Here are the 3 key things that Suzie did to move from panic dater to graceful dater which is where you need to be to find true love:
What Suzie was doing #1.
She was playing the sniper strategy - finding just one guy to date at a time. In doing this, she focused all of her social time, hope and energy onto him and only him.
Why this was a problem:
When he didn’t text back immediately or it didn’t work out, Suzie lost her shit. He was her one hope, her one opportunity and so her disappointment when it didn’t work out was like taking a punch to the tit. It hurt.
What she did about it:
Suzie began creating opportunities to meet new people and stated saying yes to extending her social circle. She stopped ‘dating’ and started living. When she went out with a guy, she went to enjoy the evening and not with the intent to marry him.
What Suzie was doing #2:
Trying to squish any guy she dated into boyfriend material. Even if it broke the mould.
Why this was a problem.
Men run a mile when they cotton on to the fact that you’re trying to change them. And I mean, they RUN!
What she did about it.
She made peace with the fact that you can’t change someone (you can influence them but that’s another story) and built faith that she deserved a man she didn’t want to change.
What Suzie was doing #3.
Going out with anybody. And attracting wankers as a result.
Why this was a problem.
Because Suzie wasn’t clear on what she wanted in her partner, she wasn’t learning about what qualities best complimented her. So the douchebag dates of her 20’s were still showing up in her late 30’s (which is not the time to be dating douchebags).
What she did about it.
Suzie got really clear on her own values so that she had some clear criteria of non-negotiables when it came to dating. This meant she started noticing really early on if a guy was suitable or not, and so avoided exhausting dates with guys who never fit her anyway.
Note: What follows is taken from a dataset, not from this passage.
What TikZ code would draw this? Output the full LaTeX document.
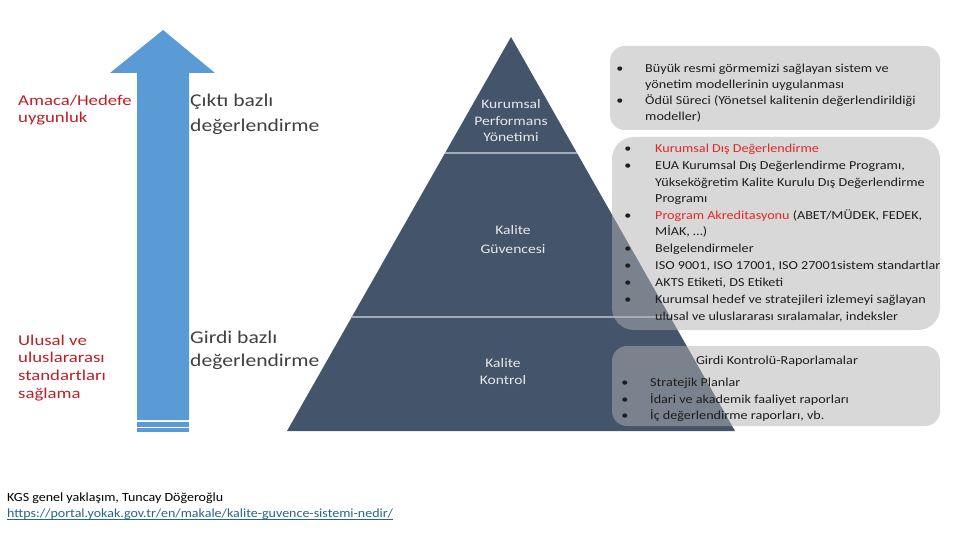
\documentclass[tikz,border=0pt]{standalone}
\usepackage{fontspec}
\setmainfont{Carlito}
\newfontfamily\boxf{Carlito}[FakeStretch=1.16]
\newfontfamily\pyrf{Carlito}[FakeStretch=1.2]
\newfontfamily\redf{Carlito}[FakeStretch=1.25]
\newfontfamily\grayf{Carlito}[FakeStretch=1.2]
\newfontfamily\footf{Carlito}[FakeStretch=1.12]
\definecolor{arrowblue}{RGB}{91,155,213}
\definecolor{pyr}{RGB}{68,84,106}
\definecolor{divcol}{RGB}{160,170,185}
\definecolor{boxgray}{RGB}{177,177,177}
\definecolor{boxtext}{RGB}{30,30,30}
\definecolor{boxred}{RGB}{228,40,40}
\definecolor{labred}{RGB}{190,30,40}
\definecolor{labgray}{RGB}{64,64,64}
\definecolor{pyrtext}{RGB}{232,232,232}
\definecolor{urlblue}{RGB}{40,100,140}
\tikzset{
  boxfill/.style={fill=boxgray, fill opacity=0.5},
  divider/.style={draw=divcol, line width=1.6pt},
  item/.style={anchor=base west, inner sep=0pt, text=boxtext, font=\boxf\fontsize{12.2}{14}\selectfont},
  bul/.style={anchor=base, inner sep=0pt, text=boxtext, font=\boxf\fontsize{12.2}{14}\selectfont},
  pyrlab/.style={anchor=base, inner sep=0pt, text=pyrtext, font=\pyrf\fontsize{13}{15}\selectfont},
  redlab/.style={anchor=base west, inner sep=0pt, text=labred, font=\redf\fontsize{15}{17}\selectfont},
  graylab/.style={anchor=base west, inner sep=0pt, text=labgray, font=\grayf\fontsize{18}{20}\selectfont},
  foot/.style={anchor=base west, inner sep=0pt, text=black, font=\footf\fontsize{12.5}{15}\selectfont}
}
\begin{document}
\begin{tikzpicture}[x=1pt,y=-1pt]
\useasboundingbox (0,0) rectangle (960,540);
% arrow
\fill[arrowblue] (163,30) -- (215,73) -- (189,73) -- (189,420) -- (137,420) -- (137,73) -- (110,73) -- cycle;
\fill[arrowblue] (137,422) rectangle (189,426.5);
\fill[arrowblue] (137,428) rectangle (189,432);
% pyramid
\fill[pyr] (511,37) -- (735,431) -- (287,431) -- cycle;
\draw[divider] (445,153) -- (577,153);
\draw[divider] (352,317) -- (670,317);
% boxes
\fill[boxfill, rounded corners=15pt] (610,46) rectangle (940,130);
\fill[boxfill, rounded corners=22pt] (612,137) rectangle (940,330);
\fill[boxfill, rounded corners=15pt] (612,346) rectangle (940,426);
% pyramid labels
\node[pyrlab] (p1a) at (511,109) {Kurumsal};
\node[pyrlab] (p1b) at (511,126) {Performans};
\node[pyrlab] (p1c) at (511,142) {Yönetimi};
\node[pyrlab] (p2a) at (513,234) {Kalite};
\node[pyrlab] (p2b) at (513,253) {Güvencesi};
\node[pyrlab] (p3a) at (503,367) {Kalite};
\node[pyrlab] (p3b) at (503,384) {Kontrol};
% left labels
\node[redlab] (r1a) at (18,106) {Amaca/Hedefe};
\node[redlab] (r1b) at (18,123) {uygunluk};
\node[redlab] (r2a) at (18,345) {Ulusal ve};
\node[redlab] (r2b) at (18,362.5) {uluslararası};
\node[redlab] (r2c) at (18,380) {standartları};
\node[redlab] (r2d) at (18,398) {sağlama};
\node[graylab] (g1a) at (190,107) {Çıktı bazlı};
\node[graylab] (g1b) at (190,132) {değerlendirme};
\node[graylab] (g2a) at (190,343) {Girdi bazlı};
\node[graylab] (g2b) at (190,366) {değerlendirme};
% box 1
\node[bul] (b1u1) at (620,73) {•};
\node[item] (b1l1) at (645,73) {Büyük resmi görmemizi sağlayan sistem ve};
\node[item] (b1l2) at (645,89) {yönetim modellerinin uygulanması};
\node[bul] (b1u2) at (620,105) {•};
\node[item] (b1l3) at (645,105) {Ödül Süreci (Yönetsel kalitenin değerlendirildiği};
\node[item] (b1l4) at (645,121) {modeller)};
% box 2
\node[bul] (b2u1) at (628,153) {•};
\node[item, text=boxred] (b2l1) at (655,153) {Kurumsal Dış Değerlendirme};
\node[bul] (b2u2) at (628,170) {•};
\node[item] (b2l2) at (655,170) {EUA Kurumsal Dış Değerlendirme Programı,};
\node[item] (b2l3) at (655,186) {Yükseköğretim Kalite Kurulu Dış Değerlendirme};
\node[item] (b2l4) at (655,202) {Programı};
\node[bul] (b2u3) at (628,219) {•};
\node[item] (b2l5) at (655,219) {\textcolor{boxred}{Program Akreditasyonu} (ABET/MÜDEK, FEDEK,};
\node[item] (b2l6) at (655,235) {MİAK, …)};
\node[bul] (b2u4) at (628,252) {•};
\node[item] (b2l7) at (655,252) {Belgelendirmeler};
\node[bul] (b2u5) at (628,269) {•};
\node[item] (b2l8) at (655,269) {ISO 9001, ISO 17001, ISO 27001sistem standartlar};
\node[bul] (b2u6) at (628,286) {•};
\node[item] (b2l9) at (655,286) {AKTS Etiketi, DS Etiketi};
\node[bul] (b2u7) at (628,303) {•};
\node[item] (b2l10) at (655,303) {Kurumsal hedef ve stratejileri izlemeyi sağlayan};
\node[item] (b2l11) at (655,320) {ulusal ve uluslararası sıralamalar, indeksler};
% box 3
\node[bul, anchor=base] (b3t) at (777,364) {Girdi Kontrolü-Raporlamalar};
\node[bul] (b3u1) at (625,386) {•};
\node[item] (b3l1) at (650,386) {Stratejik Planlar};
\node[bul] (b3u2) at (625,403) {•};
\node[item] (b3l2) at (650,403) {İdari ve akademik faaliyet raporları};
\node[bul] (b3u3) at (625,419) {•};
\node[item] (b3l3) at (650,419) {İç değerlendirme raporları, vb.};
% footer
\node[foot] (f1) at (7,501) {KGS genel yaklaşım, Tuncay Döğeroğlu};
\node[foot, text=urlblue] (f2) at (7,517) {https://portal.yokak.gov.tr/en/makale/kalite-guvence-sistemi-nedir/};
\draw[urlblue, line width=0.7pt] (f2.base west) ++(0,2) -- ([yshift=-2pt]f2.base east);
\end{tikzpicture}
\end{document}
Once Suzie became a graceful dater instead of a panic dater, she realised she had choice and the strength to consciously choose her (now) perfect-as-he-is partner.
So ladies, think gracefully. Date like a graceful shopper who takes her time and tries things on. Who takes herself on a lunch date half way through and sits in the joy of her own company. And who resists shelling out more than she can afford on a dress which doesn’t perfectly compliment her, Be the chick who heads home feeling empowered and fabulous with a lovingly selected dress which she can wear forever.